MARBLED garlic plants are tall, have wide curvaceous leaves and stout scapes that are ideal for grilling. Often dappled with dark purple, bulbs can get quite large and contain 5-7 squat tan to brown cloves with thick skins that are relatively easy to peel. A small percentage of Marbled will produce weak stems that become pliable enough to enable braiding. Marbleds store fairly well and tend to be quite pungent. Some of these have produced true seed. A pound of Marbled seed garlic will yield 35-40 cloves. Marbleds are $8 per ¼ lb; $14 per ½ lb; $20 per lb.
Bai Pi Suan: ❧ from the far west China province of Xinjiang, homeland of the Uyghur and Xibe peoples, comes this spicy, colorful strain. The Uyghur language is Turkic, like those of other Central Asian peoples with whom they are related linguistically and religiously. Until the mid 18th century, northern Xingjiang was populated by the Dzungar people. The Qing perpetrated genocide, exterminating nearly a million people, effectively clearing the lands for settlement by Han Chinese, Hui (Dungans), Xibe and expansion of Uyghurs. Han settlement expanded under Mao and has increasingly dominated the region. The Uyghurs have been shut out of employment opportunities, been religiously persecuted and find their language and culture eroded away and now hundreds of thousands are detained in newly “legalized” indoctrination/concentration camps. One thing both Uyghur, Hui and Xibe have in common with the Han Chinese is that garlic favors heavily in their cuisines and this fiery garlic may have been consumed by all over the last few thousand years. 2 lb. limit
Dunganski: ❧ Likely named for the Dungan or Hui people. The Hui are ethnic Chinese Muslims who now largely reside in Kyrgyzstan and Kazakhstan, having fled China subsequent to the Dungan Revolt in the mid 19th century. This turbulent period of Chinese history during the Qing dynasty is complicated but further sheds light on current events in Xinjiang. There are actually two cultivars in circulation with the name Dunganski: one is a Purple Stripe but this one is clearly Marbled. Its acquisition in Central Asia is attributed to John Swenson. The plants leaves are a little paler and more sprawling than other Marbleds and its raw flavor is complex, the heat building and subsiding in waves. While its yields vary a bit year to year, it is an outstanding, richly colored strain and has produced true seed. 2 lb. limit
Khabar: Acquired from the eastern Siberian city of Khabarovsk, this Marbled strain is the most consistently productive here year after year. Quite pungent, it starts hot, gets hotter, then lingers. Khabarovsk lies at the confluence of the Ussuri and Amur rivers and close to the border with China.

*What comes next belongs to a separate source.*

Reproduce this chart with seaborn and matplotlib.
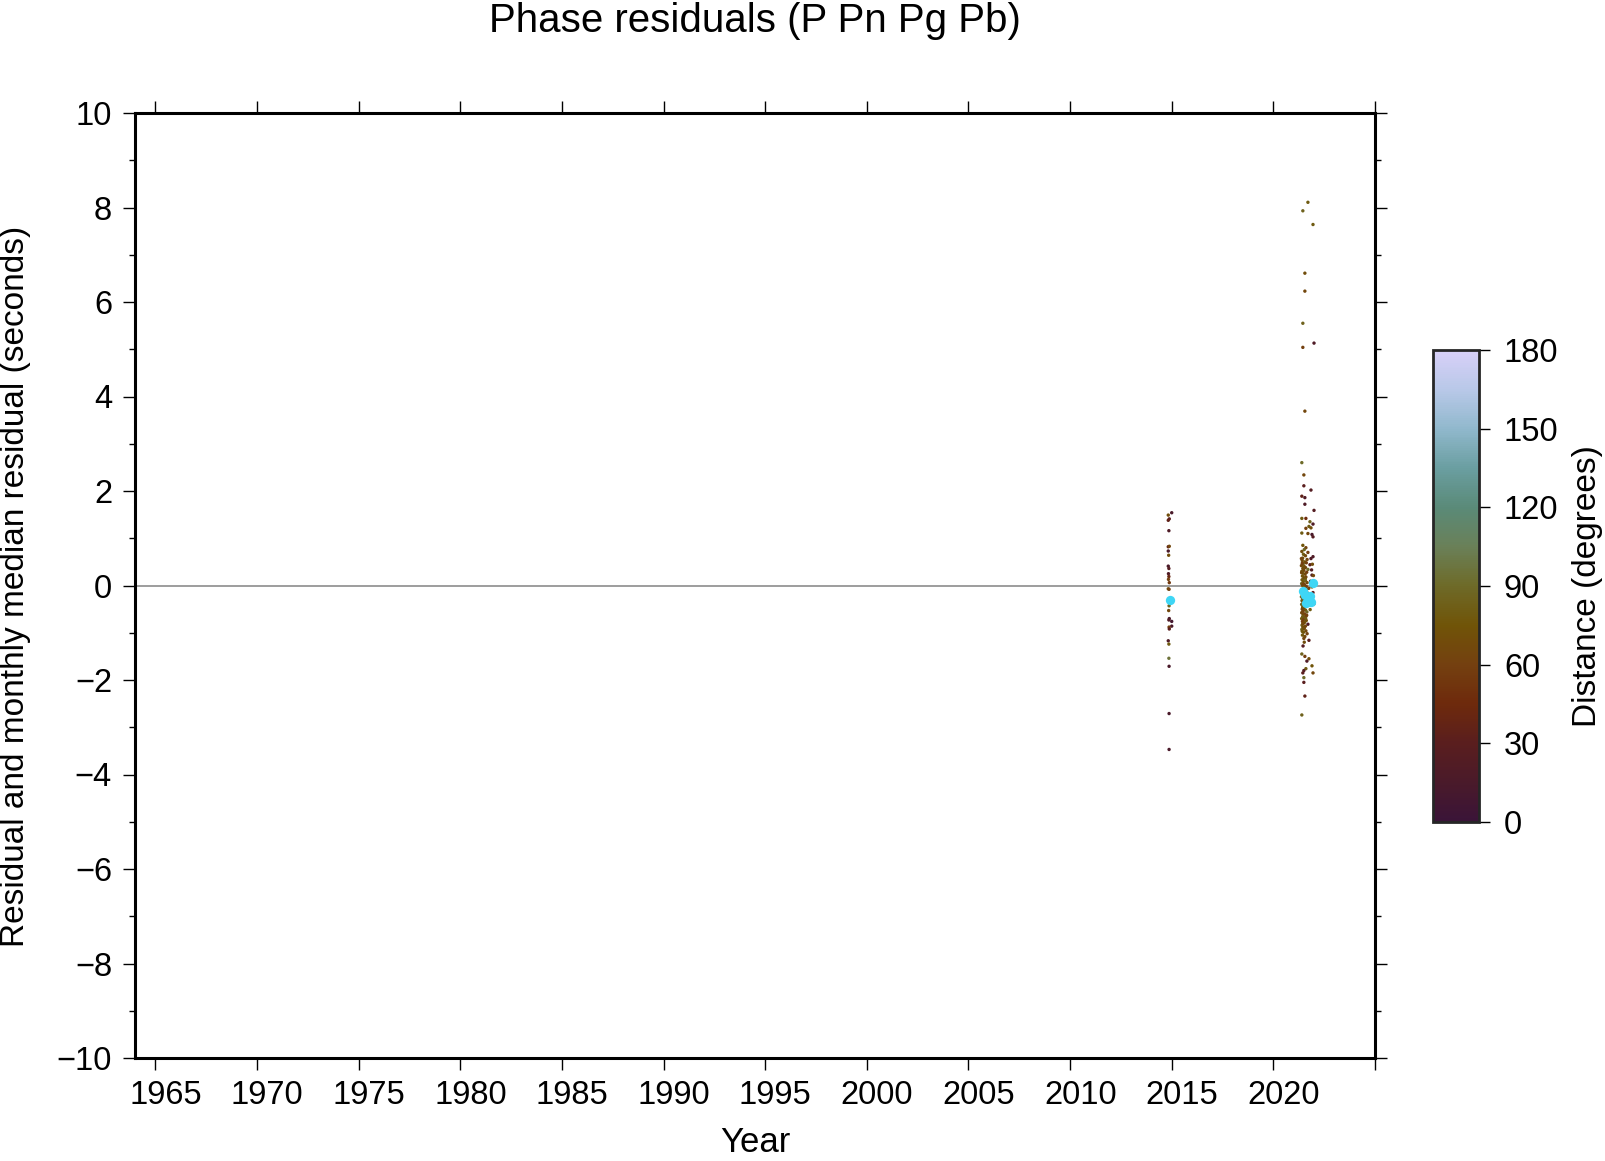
import numpy as np
import pandas as pd
import seaborn as sns
import matplotlib.pyplot as plt
from matplotlib.colors import LinearSegmentedColormap, Normalize
from matplotlib.cm import ScalarMappable
from matplotlib.ticker import MultipleLocator

# ---- data ----
# cluster around late 2014
yr_2014 = [2015.00, 2014.83, 2014.88, 2014.83, 2014.86, 2014.83, 2014.88, 2014.83, 2014.85, 2014.83,
           2014.86, 2014.84, 2014.86, 2014.84, 2014.88, 2014.83, 2014.87, 2014.87, 2014.85, 2014.88,
           2015.00, 2014.86, 2015.00, 2014.87, 2014.88, 2014.83, 2014.86, 2014.86, 2014.87, 2014.87,
           2014.87]
res_2014 = [1.54, 1.49, 1.41, 1.38, 1.16, 0.82, 0.83, 0.73, 0.64, 0.41,
            0.36, 0.25, 0.19, 0.13, 0.06, -0.07, -0.08, -0.43, -0.53, -0.70,
            -0.76, -0.73, -0.86, -0.88, -0.92, -1.17, -1.24, -1.54, -1.71, -2.71,
            -3.47]
dist_2014 = [15, 70, 30, 35, 20, 35, 65, 15, 70, 15,
             25, 20, 40, 60, 55, 70, 60, 85, 65, 15,
             10, 20, 15, 60, 30, 20, 80, 95, 15, 15,
             15]

# cluster in 2021
yr_2021 = [2021.70, 2021.45, 2021.95, 2021.55, 2021.55, 2021.45, 2022.00, 2021.45, 2021.55, 2021.40,
           2021.50, 2021.50, 2021.85, 2021.40, 2021.55, 2021.55, 2022.00, 2021.40, 2021.60, 2021.80,
           2021.95, 2021.75, 2021.60, 2021.85, 2021.40, 2021.70, 2021.90, 2021.95,
           2021.45, 2021.60, 2021.52, 2021.40, 2021.70, 2021.48, 2021.58, 2021.95, 2021.44, 2021.66,
           2021.42, 2021.55, 2021.62, 2021.47, 2021.80, 2021.38, 2021.52, 2021.58, 2021.45, 2021.70,
           2021.50, 2021.40, 2021.64, 2021.46, 2021.56, 2021.90, 2021.43, 2021.60, 2021.52, 2021.48,
           2021.41, 2021.58, 2021.47, 2021.66, 2021.39, 2021.53, 2021.44, 2021.62, 2021.50, 2021.74,
           2021.46, 2021.40, 2021.57, 2021.49, 2021.68, 2021.43, 2021.54, 2021.60, 2021.38, 2021.51,
           2021.45, 2021.63, 2021.41, 2021.55, 2021.48, 2021.72, 2021.39, 2021.52, 2021.60, 2021.44,
           2021.50, 2021.42, 2021.58, 2021.46, 2021.65, 2021.40, 2021.53, 2021.47, 2021.61, 2021.44,
           2021.56, 2021.39, 2021.49, 2021.62, 2021.43, 2021.54, 2021.47, 2021.70, 2021.41, 2021.58,
           2021.45, 2021.52, 2021.40, 2021.60, 2021.48, 2021.66, 2021.43, 2021.55, 2021.50, 2021.75,
           2021.42, 2021.51, 2021.39, 2021.57, 2021.46, 2021.63, 2021.44, 2021.53, 2021.48, 2021.41,
           2021.59, 2021.45, 2021.50, 2021.38, 2021.56, 2021.47, 2021.64, 2021.42, 2021.52, 2021.46,
           2021.85, 2021.92, 2021.88, 2021.97, 2021.83, 2021.90, 2021.95, 2021.86, 2021.99, 2021.81,
           2021.40, 2021.55, 2021.75, 2021.65, 2021.90, 2021.60, 2021.50, 2021.95, 2021.45, 2021.50,
           2021.50, 2021.55, 2021.40]
res_2021 = [8.11, 7.93, 7.64, 6.61, 6.23, 5.55, 5.13, 5.04, 3.69, 2.60,
            2.34, 2.11, 2.02, 1.89, 1.86, 1.72, 1.59, 1.42, 1.42, 1.35,
            1.30, 1.25, 1.21, 1.22, 1.11, 1.10, 1.08, 1.03,
            0.85, 0.80, 0.76, 0.72, 0.70, 0.66, 0.63, 0.61, 0.58, 0.55,
            0.53, 0.50, 0.48, 0.46, 0.44, 0.42, 0.40, 0.38, 0.36, 0.34,
            0.32, 0.30, 0.28, 0.26, 0.24, 0.22, 0.20, 0.18, 0.16, 0.14,
            0.12, 0.10, 0.08, 0.06, 0.04, 0.02, 0.00, -0.02, -0.04, -0.06,
            -0.08, -0.10, -0.12, -0.14, -0.16, -0.18, -0.20, -0.22, -0.24, -0.26,
            -0.28, -0.30, -0.32, -0.34, -0.36, -0.38, -0.40, -0.42, -0.44, -0.46,
            -0.48, -0.50, -0.52, -0.54, -0.56, -0.58, -0.60, -0.62, -0.64, -0.66,
            -0.68, -0.70, -0.72, -0.74, -0.76, -0.78, -0.80, -0.82, -0.84, -0.86,
            -0.88, -0.90, -0.93, -0.96, -0.99, -1.02, -1.05, -1.08, -1.12, -1.16,
            0.47, 0.39, 0.27, 0.15, 0.03, -0.09, -0.21, -0.33, -0.45, -0.57,
            -0.69, -0.81, -0.91, 0.57, 0.11, -0.35, -0.63, -0.97, -1.20, -1.28,
            0.57, 0.45, 0.33, 0.21, 0.09, -0.03, -0.15, -0.27, -0.39, -0.51,
            -1.45, -1.50, -1.55, -1.60, -1.70, -1.76, -1.80, -1.85, -1.85, -1.95,
            -2.05, -2.34, -2.74]
dist_2021 = [80, 85, 80, 70, 65, 85, 20, 60, 65, 90,
             65, 30, 25, 35, 20, 20, 25, 80, 45, 85,
             20, 80, 60, 70, 80, 65, 15, 25,
             75, 62, 88, 70, 58, 80, 66, 20, 72, 64,
             68, 74, 60, 85, 30, 66, 78, 62, 70, 90,
             64, 72, 58, 82, 68, 25, 76, 62, 70, 66,
             80, 60, 74, 68, 86, 64, 70, 58, 78, 62,
             66, 84, 62, 72, 58, 76, 68, 64, 90, 70,
             62, 74, 80, 60, 68, 66, 86, 72, 58, 76,
             70, 64, 78, 62, 88, 72, 60, 68, 74, 82,
             66, 80, 62, 70, 58, 76, 64, 20, 84, 68,
             72, 60, 86, 66, 74, 62, 78, 68, 64, 30,
             60, 70, 66, 74, 62, 78, 68, 58, 72, 64,
             80, 66, 70, 62, 84, 68, 60, 76, 70, 25,
             20, 70, 25, 65, 15, 75, 30, 70, 20, 80,
             85, 60, 70, 20, 75, 80, 25, 65, 30, 90,
             30, 35, 85]

# monthly medians
med_year = [2014.92, 2021.48, 2021.55, 2021.62, 2021.70, 2021.78, 2021.86, 2021.95]
med_res = [-0.31, -0.12, -0.20, -0.36, -0.32, -0.22, -0.34, 0.05]

title = "Phase residuals (P Pn Pg Pb)"
year_ticks = [1965, 1970, 1975, 1980, 1985, 1990, 1995, 2000, 2005, 2010, 2015, 2020, 2025]
year_labels = [1965, 1970, 1975, 1980, 1985, 1990, 1995, 2000, 2005, 2010, 2015, 2020]

df = pd.DataFrame({"year": yr_2014 + yr_2021,
                   "residual": res_2014 + res_2021,
                   "distance": dist_2014 + dist_2021})
med = pd.DataFrame({"year": med_year, "residual": med_res})

# colour scale sampled from the colour bar (0 -> 180 degrees)
cmap = LinearSegmentedColormap.from_list("dist", [
    "#3a1438", "#4a1a2a", "#5a1e1e", "#6e2a0c", "#744010", "#705408",
    "#6e6a28", "#6a8058", "#5a8a78", "#6a9ea0", "#90b8cc", "#b8c8e8", "#d8d0f8"])

sns.set_style("ticks")
plt.rcParams["font.family"] = ["Liberation Sans", "DejaVu Sans"]
for k in ["text.color", "axes.labelcolor", "xtick.color", "ytick.color"]:
    plt.rcParams[k] = "black"

fig = plt.figure(figsize=(16.06, 11.61), dpi=100)
ax = fig.add_axes([135 / 1606, 103 / 1161, 1240 / 1606, 945 / 1161])

ax.axhline(0, color="#8c8c8c", lw=1.2, zorder=1)
sns.scatterplot(data=df, x="year", y="residual", hue="distance", palette=cmap,
                hue_norm=(0, 180), s=6, linewidth=0, legend=False, ax=ax, zorder=2)
sns.scatterplot(data=med, x="year", y="residual", color="#3fd6f5", s=45,
                linewidth=0, legend=False, ax=ax, zorder=3)

ax.set_xlim(1964, 2025)
ax.set_ylim(-10, 10)
# ticks at the year, annotation centred half a year to the right
ax.set_xticks(year_ticks)
ax.set_xticklabels([])
ax.set_xticks([y + 0.5 for y in year_labels], minor=True)
ax.set_xticklabels([str(y) for y in year_labels], minor=True)
ax.yaxis.set_major_locator(MultipleLocator(2))
ax.yaxis.set_minor_locator(MultipleLocator(1))
ax.set_yticks(range(-10, 11, 2))
ax.set_yticklabels([f"{v}".replace("-", "\u2212") for v in range(-10, 11, 2)])
ax.tick_params(which="major", direction="out", length=8.5, width=1, labelsize=23.5,
               pad=8, top=True, right=True, color="black")
ax.tick_params(axis="y", which="minor", direction="out", length=4.3, width=1,
               left=True, right=True)
ax.tick_params(axis="x", which="minor", length=0, labelsize=23.5, pad=15.5,
               top=False, bottom=True)
for sp in ax.spines.values():
    sp.set_linewidth(2.2)
    sp.set_color("black")
ax.set_xlabel("")
ax.set_ylabel("")

fig.text(755 / 1606, 1 - 32 / 1161, title, ha="center", va="baseline", fontsize=29)
fig.text(755 / 1606, 1 - 1152 / 1161, "Year", ha="center", va="baseline", fontsize=25)
fig.text(16 / 1606, 1 - 586 / 1161, "Residual and monthly median residual (seconds)",
         ha="center", va="center", rotation=90, fontsize=24)

# colour bar
cax = fig.add_axes([1433 / 1606, 1 - 822 / 1161, 46 / 1606, 472 / 1161])
sm = ScalarMappable(norm=Normalize(0, 180), cmap=cmap)
cb = fig.colorbar(sm, cax=cax, ticks=range(0, 181, 30))
cb.outline.set_linewidth(2)
cax.tick_params(direction="out", length=8, width=1, labelsize=23.5, pad=10)
fig.text(1588 / 1606, 1 - 586 / 1161, "Distance (degrees)", ha="center", va="center",
         rotation=90, fontsize=24)

fig.savefig("out.png", dpi=100)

Lithuanian Purple: Marbled garlic is common throughout the Baltics and this may well be genetically identical to other accessions from that region. Marbled varieties like this readily adapt to chilly northern climes. Garlic favors prominently in Lithuanian dishes. The Litvaks, Jews who began settling in Lithuania in the 13th century, used garlic copiously in their cuisine, the influence of which remains as a ghostly imprint on national favorites like Kugelis (a savory potato Kugel). The most prominent garlic laden Lithuanian dish though is Kepta Duona: friend dark rye bread, rubbed with raw garlic (optionally drizzled with cheese) and served with ale.
Siberian: Said to have been procured by fishermen trading leafy greens for garlic with subsistence farmers on the Kamchatka Peninsula which lies east of the Siberian mainland. It is possible that Siberian and Khabar are duplicates given the geographical proximity of their origins: Kamchatka lies north of the mouth of the Amur River. Here at Garlicana, the morphology of the plants, bulbs as well as their flavors are indistinguishable: stocky with inwardly curvaceous lighter green leaves, thick scapes (superb when roasted), large, potentially enormous, colorful heads with plump purple cloves and fiery raw flavor.